To the dismay of royal watchers around the world, the Duke and Duchess of Sussex revealed on Thursday that they plan to welcome their first child—who happens to be due any day now—privately.

"Their Royal Highnesses have taken a personal decision to keep the plans around the arrival of their baby private," a statement from Buckingham Palace said. "The Duke and Duchess look forward to sharing the exciting news with everyone once they have had an opportunity to celebrate privately as a new family."

It's a route taken by countless expectant members of the royal family before her—Queen Elizabeth included. So, no, Meghan Markle is hardly breaking royal protocol.

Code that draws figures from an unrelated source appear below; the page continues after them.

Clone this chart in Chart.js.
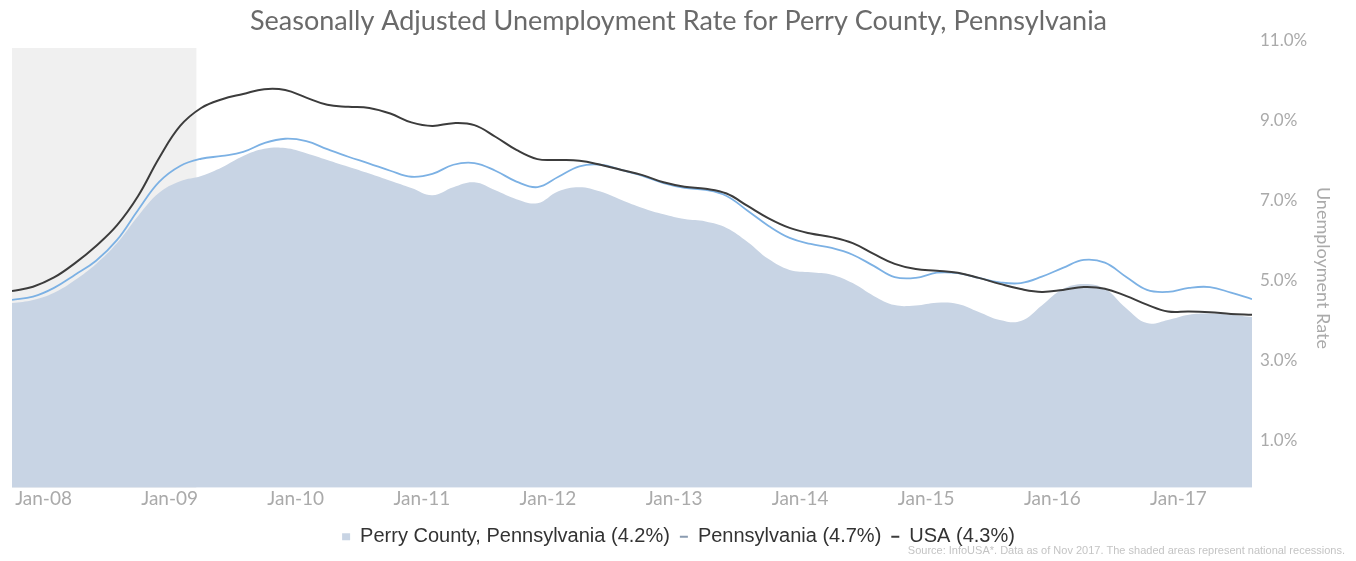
<!DOCTYPE html>
<html>
<head>
<meta charset="utf-8">
<script src="https://cdn.jsdelivr.net/npm/chart.js@4.4.1/dist/chart.umd.min.js"></script>
<style>
html,body{margin:0;padding:0;background:#fff;}
canvas{display:block;}
</style>
</head>
<body>
<canvas id="c" width="1356" height="561"></canvas>
<script>
// ---- data (bi-monthly samples) ----
const months = [
  '2007-10','2007-12',
  '2008-02','2008-04','2008-06','2008-08','2008-10','2008-12',
  '2009-02','2009-04','2009-06','2009-08','2009-10','2009-12',
  '2010-02','2010-04','2010-06','2010-08','2010-10','2010-12',
  '2011-02','2011-04','2011-06','2011-08','2011-10','2011-12',
  '2012-02','2012-04','2012-06','2012-08','2012-10','2012-12',
  '2013-02','2013-04','2013-06','2013-08','2013-10','2013-12',
  '2014-02','2014-04','2014-06','2014-08','2014-10','2014-12',
  '2015-02','2015-04','2015-06','2015-08','2015-10','2015-12',
  '2016-02','2016-04','2016-06','2016-08','2016-10','2016-12',
  '2017-02','2017-04','2017-06','2017-08'
];
const perryCounty = [
  4.62, 4.70,
  4.88, 5.20, 5.60, 6.12, 6.80, 7.38,
  7.67, 7.80, 8.02, 8.30, 8.48, 8.50,
  8.37, 8.20, 8.03, 7.86, 7.68, 7.50,
  7.32, 7.52, 7.64, 7.44, 7.22, 7.12,
  7.42, 7.52, 7.41, 7.20, 7.00, 6.84,
  6.72, 6.66, 6.50, 6.15, 5.72, 5.45,
  5.39, 5.33, 5.12, 4.80, 4.57, 4.56,
  4.63, 4.60, 4.40, 4.20, 4.17, 4.56,
  4.97, 5.10, 4.98, 4.50, 4.12, 4.20,
  4.33, 4.36, 4.33, 4.27
];
const pennsylvania = [
  4.70, 4.78,
  5.00, 5.33, 5.68, 6.20, 6.95, 7.65,
  8.05, 8.23, 8.30, 8.40, 8.62, 8.73,
  8.67, 8.47, 8.28, 8.11, 7.93, 7.78,
  7.85, 8.08, 8.12, 7.93, 7.66, 7.52,
  7.78, 8.04, 8.08, 7.95, 7.80, 7.62,
  7.50, 7.45, 7.30, 6.93, 6.55, 6.25,
  6.10, 6.00, 5.83, 5.55, 5.27, 5.25,
  5.38, 5.37, 5.25, 5.14, 5.12, 5.28,
  5.50, 5.70, 5.63, 5.28, 4.95, 4.90,
  5.00, 5.02, 4.88, 4.72
];
const usa = [
  4.92, 5.03,
  5.26, 5.62, 6.05, 6.57, 7.30, 8.25,
  9.05, 9.50, 9.72, 9.85, 9.97, 9.95,
  9.76, 9.58, 9.53, 9.50, 9.36, 9.14,
  9.05, 9.12, 9.07, 8.78, 8.45, 8.22,
  8.20, 8.18, 8.08, 7.95, 7.82, 7.64,
  7.53, 7.48, 7.36, 7.05, 6.74, 6.50,
  6.36, 6.27, 6.12, 5.85, 5.60, 5.47,
  5.43, 5.38, 5.25, 5.10, 4.97, 4.90,
  4.95, 5.02, 4.98, 4.80, 4.58, 4.41,
  4.41, 4.39, 4.35, 4.33
];
const xTickLabels = ['Jan-08','Jan-09','Jan-10','Jan-11','Jan-12','Jan-13','Jan-14','Jan-15','Jan-16','Jan-17'];
const yTickValues = [1, 3, 5, 7, 9, 11];
const recession = ['2007-10-01', '2009-03-18'];
const seriesNames = ['Perry County, Pennsylvania (4.2%)', 'Pennsylvania (4.7%)', 'USA (4.3%)'];
const titleText = 'Seasonally Adjusted Unemployment Rate for Perry County, Pennsylvania';
const sourceText = 'Source: InfoUSA*. Data as of Nov 2017. The shaded areas represent national recessions.';

// ---- helpers ----
const monthNum = {Jan:1,Feb:2,Mar:3,Apr:4,May:5,Jun:6,Jul:7,Aug:8,Sep:9,Oct:10,Nov:11,Dec:12};
function monthIndex(s){
  const p = s.split('-').map(Number);
  let v = (p[0] - 2007) * 12 + (p[1] - 10);
  if (p.length > 2) v += (p[2] - 1) / 31;
  return v;
}
function labelIndex(l){
  const [m, y] = l.split('-');
  return monthIndex((2000 + Number(y)) + '-' + monthNum[m]);
}
const toPoints = arr => months.map((m, i) => ({x: monthIndex(m), y: arr[i]}));

const CAL = 'Lato, "Open Sans", sans-serif';
const ARIAL = '"Liberation Sans", Arial, sans-serif';

const recessionBand = {
  id: 'recessionBand',
  beforeDatasetsDraw(chart){
    const {ctx, chartArea: a, scales: {x}} = chart;
    const x0 = Math.max(x.getPixelForValue(monthIndex(recession[0])), a.left);
    const x1 = x.getPixelForValue(monthIndex(recession[1]));
    ctx.save();
    ctx.fillStyle = '#f0f0f0';
    ctx.fillRect(x0, a.top, x1 - x0, a.bottom - a.top);
    ctx.restore();
  }
};

const markerFill = ['#c8d4e4', '#7cb1e4', '#3c3c3c'];
const markerStroke = ['#c8d4e4', '#8a9bb0', '#3c3c3c'];

new Chart(document.getElementById('c'), {
  type: 'line',
  data: {
    datasets: [
      {label: seriesNames[0], data: toPoints(perryCounty), fill: 'origin', backgroundColor: '#c8d4e4',
       borderColor: 'rgba(0,0,0,0)', borderWidth: 0, pointRadius: 0, tension: 0.4, order: 3},
      {label: seriesNames[1], data: toPoints(pennsylvania), fill: false, borderColor: '#7cb1e4',
       borderWidth: 1.8, pointRadius: 0, tension: 0.4, order: 2},
      {label: seriesNames[2], data: toPoints(usa), fill: false, borderColor: '#3c3c3c',
       borderWidth: 2, pointRadius: 0, tension: 0.4, order: 1}
    ]
  },
  options: {
    responsive: false,
    animation: false,
    devicePixelRatio: 1,
    events: [],
    layout: {padding: {left: 12, right: 11, top: 0, bottom: 0}},
    scales: {
      x: {
        type: 'linear',
        min: monthIndex(months[0]),
        max: monthIndex(months[months.length - 1]),
        afterBuildTicks: s => { s.ticks = xTickLabels.map(l => ({value: labelIndex(l)})); },
        afterFit: s => { s.height = 29; },
        grid: {display: false, drawTicks: false},
        border: {display: false},
        ticks: {
          autoSkip: false, maxRotation: 0, padding: 0,
          color: '#aaaaaa', font: {family: CAL, size: 19},
          callback: v => {
            const i = xTickLabels.findIndex(l => Math.abs(labelIndex(l) - v) < 1e-6);
            return i >= 0 ? xTickLabels[i] : '';
          }
        }
      },
      y: {
        position: 'right',
        min: 0, max: 11,
        afterBuildTicks: s => { s.ticks = yTickValues.map(v => ({value: v})); },
        afterFit: s => { s.width = 93; },
        grid: {display: false, drawTicks: false},
        border: {display: false},
        ticks: {
          padding: 8, labelOffset: -7,
          color: '#aaaaaa', font: {family: CAL, size: 17},
          callback: v => Number(v).toFixed(1) + '%'
        },
        title: {
          display: true, text: 'Unemployment Rate', color: '#aaaaaa',
          font: {family: CAL, size: 18}, padding: {top: 11, bottom: 0}
        }
      }
    },
    plugins: {
      tooltip: {enabled: false},
      title: {
        display: true, text: titleText, color: '#6a6a6a',
        font: {family: CAL, size: 27, weight: 'normal'},
        padding: {top: 5, bottom: 10.6}
      },
      subtitle: {
        display: true, position: 'bottom', align: 'end', text: sourceText,
        color: '#c4c4c4', font: {family: ARIAL, size: 11},
        padding: {top: -12, bottom: 3}
      },
      legend: {
        position: 'bottom',
        labels: {
          usePointStyle: true, pointStyleWidth: 8, boxHeight: 7, padding: 10,
          color: '#333', font: {family: ARIAL, size: 20},
          generateLabels: chart => chart.data.datasets.map((d, i) => ({
            text: d.label,
            fillStyle: markerFill[i],
            strokeStyle: markerStroke[i],
            lineWidth: i === 0 ? 0 : 2,
            pointStyle: i === 0 ? 'rect' : 'line',
            hidden: false,
            datasetIndex: i,
            fontColor: '#333'
          }))
        }
      }
    }
  },
  plugins: [recessionBand]
});
</script>
</body>
</html>
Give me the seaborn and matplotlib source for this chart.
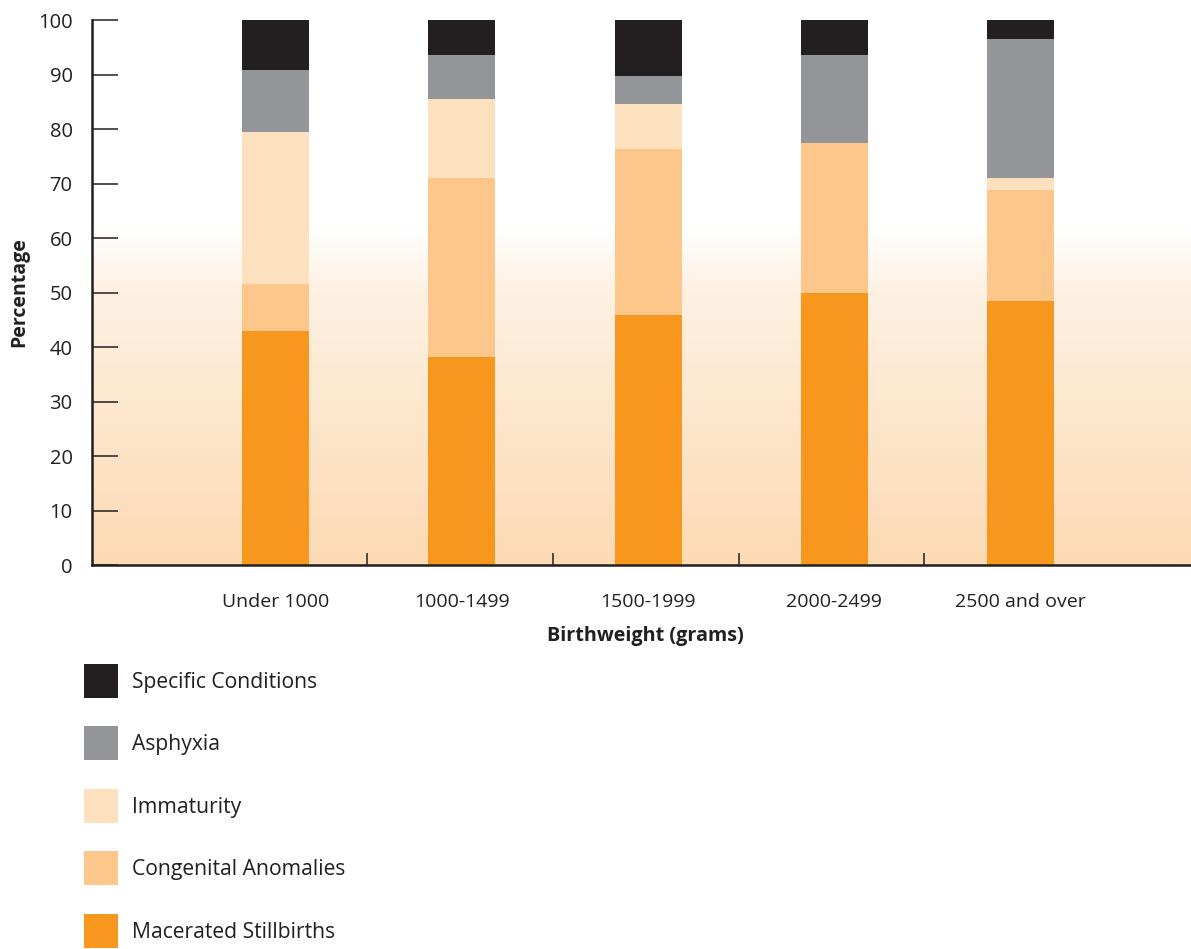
import numpy as np
import pandas as pd
import matplotlib
matplotlib.use("Agg")
import matplotlib.pyplot as plt
import matplotlib.colors as mcolors
from matplotlib.patches import Patch
import seaborn as sns

# Data (percent of deaths per birthweight group)
categories = ["Under 1000", "1000-1499", "1500-1999", "2000-2499", "2500 and over"]
macerated = [42.9, 38.1, 45.9, 49.9, 48.4]
congenital = [8.6, 32.9, 30.5, 27.5, 20.4]
immaturity = [28.0, 14.5, 8.2, 0.0, 2.2]
asphyxia = [11.4, 8.0, 5.1, 16.1, 25.6]
specific = [9.1, 6.5, 10.3, 6.5, 3.4]

layers = ["Macerated Stillbirths", "Congenital Anomalies", "Immaturity",
          "Asphyxia", "Specific Conditions"]
colors = {
    "Macerated Stillbirths": "#F7971D",
    "Congenital Anomalies": "#FDC68A",
    "Immaturity": "#FDE0BE",
    "Asphyxia": "#939598",
    "Specific Conditions": "#231F20",
}

sns.set_style("white")
plt.rcParams['font.family'] = ['Open Sans', 'DejaVu Sans']
plt.rcParams['text.color'] = '#231F20'
plt.rcParams['axes.labelcolor'] = '#231F20'
plt.rcParams['xtick.color'] = '#231F20'
plt.rcParams['ytick.color'] = '#231F20'

df = pd.DataFrame({
    "Birthweight": categories,
    "Macerated Stillbirths": macerated,
    "Congenital Anomalies": congenital,
    "Immaturity": immaturity,
    "Asphyxia": asphyxia,
    "Specific Conditions": specific,
})
# cumulative heights so layers can be painted top-down over each other
cum = df[layers].cumsum(axis=1)

fig = plt.figure(figsize=(11.91, 9.49), dpi=100)
ax = fig.add_axes([0.0772, 0.4046, 0.93, 0.5743])

# background gradient: white at top, light orange at the bottom
cmap = mcolors.LinearSegmentedColormap.from_list(
    "bg", [(0.0, "#FCDAB4"), (0.5, "#FEF1E2"), (0.62, "#FFFFFF"), (1.0, "#FFFFFF")])
grad = np.linspace(0, 1, 256).reshape(-1, 1)
ax.imshow(grad, cmap=cmap, origin="lower", aspect="auto",
          extent=[-0.985, 4.96, 0, 100], zorder=0)

for layer in reversed(layers):
    sns.barplot(x=df["Birthweight"], y=cum[layer], color=colors[layer],
                width=0.36, saturation=1, linewidth=0, ax=ax, zorder=2)

ax.set_xlim(-0.985, 4.96)
ax.set_ylim(0, 100)
ax.set_yticks(range(0, 101, 10))
ax.tick_params(axis="y", left=True, direction="in", length=19, width=1.1,
               labelsize=14.5, pad=14)
ax.tick_params(axis="x", which="major", length=0, labelsize=14, pad=20)
ax.set_xticks([0.49, 1.49, 2.49, 3.48], minor=True)
ax.tick_params(axis="x", which="minor", bottom=True, direction="in", length=8.5, width=1.1)

for side in ["top", "right"]:
    ax.spines[side].set_visible(False)
for side in ["left", "bottom"]:
    ax.spines[side].set_color("#231F20")
    ax.spines[side].set_linewidth(1.8)

ax.set_xlabel("Birthweight (grams)", fontsize=14.2, fontweight="bold", labelpad=11)
ax.set_ylabel("Percentage", fontsize=14, fontweight="bold", labelpad=6)

handles = [Patch(facecolor=colors[l], edgecolor="none", label=l) for l in reversed(layers)]
fig.legend(handles=handles, loc="upper left", bbox_to_anchor=(84 / 1191, 1 - 664 / 949),
           frameon=False, fontsize=15.2, handlelength=1.61, handleheight=2.1,
           handletextpad=0.66, labelspacing=1.35, borderpad=0, borderaxespad=0)

fig.savefig("out.png", dpi=100)
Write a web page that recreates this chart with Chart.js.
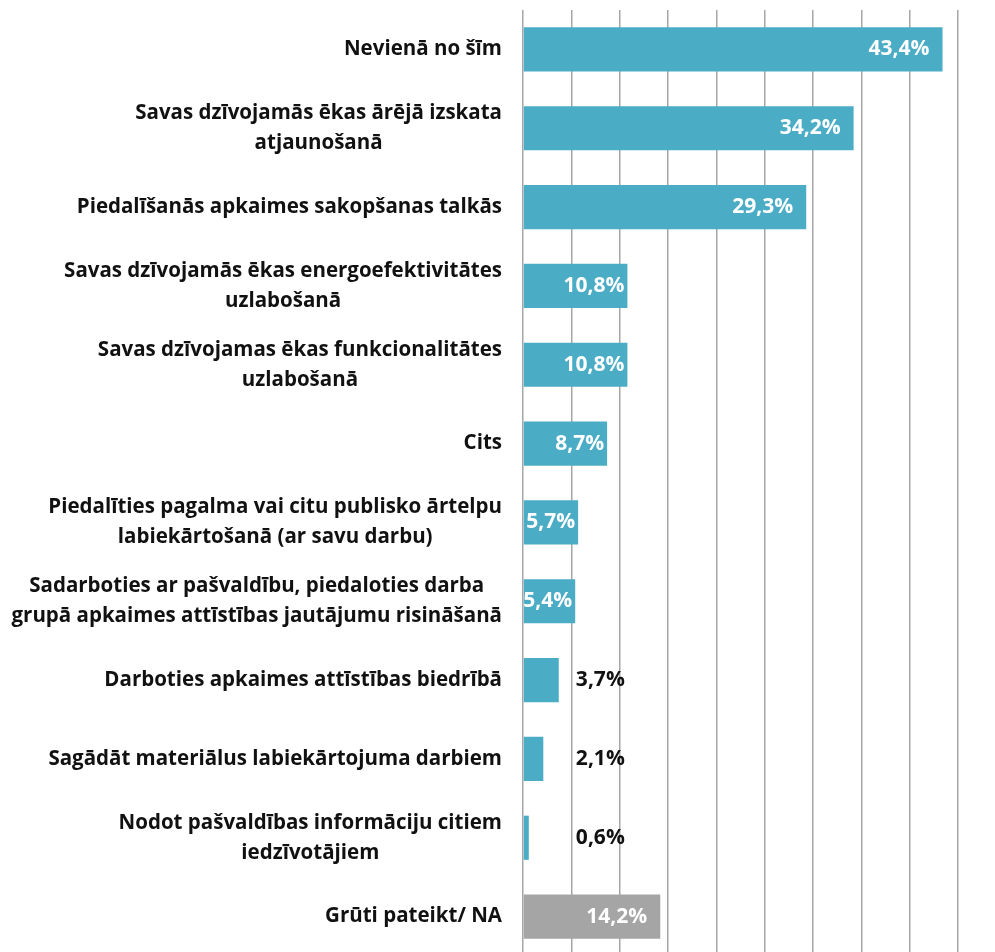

Though both Princess Diana and Kate Middleton made headlines for announcing the arrivals of their children by posing for photos at the entrance to the Lindo Wing, it's hardly a royal tradition. As Good Housekeeping points out, there's actually a much longer history of royal mothers having private births than public ones.

Queen Elizabeth gave birth to all four of her children—Charles, Andrew, Edward, and Anne—at home. The Queen herself, and her sister Princess Margaret, were also born at home. Heck, Queen Victoria delivered all nine (!) of her children either in Buckingham Palace or Windsor Castle.

The first royal mama to give birth in a hospital was the Queen's daughter, Princess Anne, who had both of her children in the Lindo Wing. Princess Diana and Kate Middleton, who suffered from a complication known as hyperemesis gravidarum through all three of her pregnancies, followed suit.

Just like Harry's grandmother the Queen did decades ago, Meghan Markle is planning to deliver her first child in her home, Frogmore Cottage.

"It is understood they quickly ruled out the option of using the private Lindo Wing at St. Mary's Hospital," Rebecca English of the Daily Mail wrote. "It is thought Harry and Meghan decided against it because it felt too much like a 'goldfish bowl.' The duchess objected to the idea of standing on the steps of the maternity unit surrounded by the public and the media just hours after the birth, particularly when the child will not be in the direct line of succession."

Makes sense to us! We fully support the Duchess' decision to do what she's most comfortable with. Best wishes for a safe delivery.